We may get distracted by emotional noise. We may be so stressed about things in our own lives that listening to another, at that point, may be almost impossible, and perhaps the most loving thing we can do is to simply acknowledge that reality and step back until we can focus again on listening.

We may get distracted by moral noise. We may consider ourselves to be on a higher moral plane that others, and it  can create an internal clatter so loud we are rendered deaf.

We can be distracted by the intellectual haughtiness that our understanding is the only and ultimate one – all other perspectives are less or erroneous.  

Both Samuel and Nathanial needed someone, a mentor if you will, to help them truly listen; to help them get past that which was preventing them from experiencing the Divine at a deeper level; to help them enter the realm of “sacramental listening”; to help them engage life at a deeper level.

Jesus mentors us in “sacramental listening.”  He didn't relate to others in a manner that marginalized, minimized or dehumanized.   When he encountered the so called "sinner's", outcasts and those consigned by the religious community to be second class citizens and people to be scorned, he approached them with love, compassion, respect, dignity and an appreciation of their circumstance.    

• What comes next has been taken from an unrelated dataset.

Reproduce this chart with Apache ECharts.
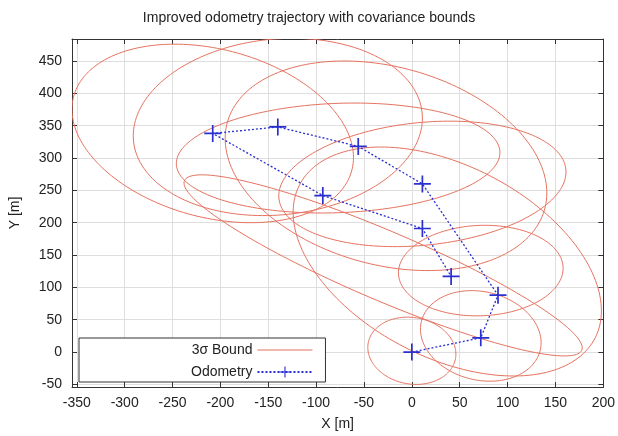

Jesus’ sacramental listening caused him to look deeply into the lives of others to acknowledge the intrinsic value of each person and to call forth from each a fuller humanity shaped by grace and compassion. 

For me, the essence of the Christian life is following in the way of Jesus and allowing the grace that lives in him to flow through me - to flow through us as a community - and in so flowing, like his, our lives life might become sacramental; our lives might mediate God's gracious, empowering and healing presence to others - and to the world - that we might be transformed from listening-impaired people to listening-enhanced-disciples.  I think young Samuel’s prayer is a good one to pray in every circumstance of life; especially when we hit our Nazareth road-blocks: “Speak Lord, for your servant is listening.”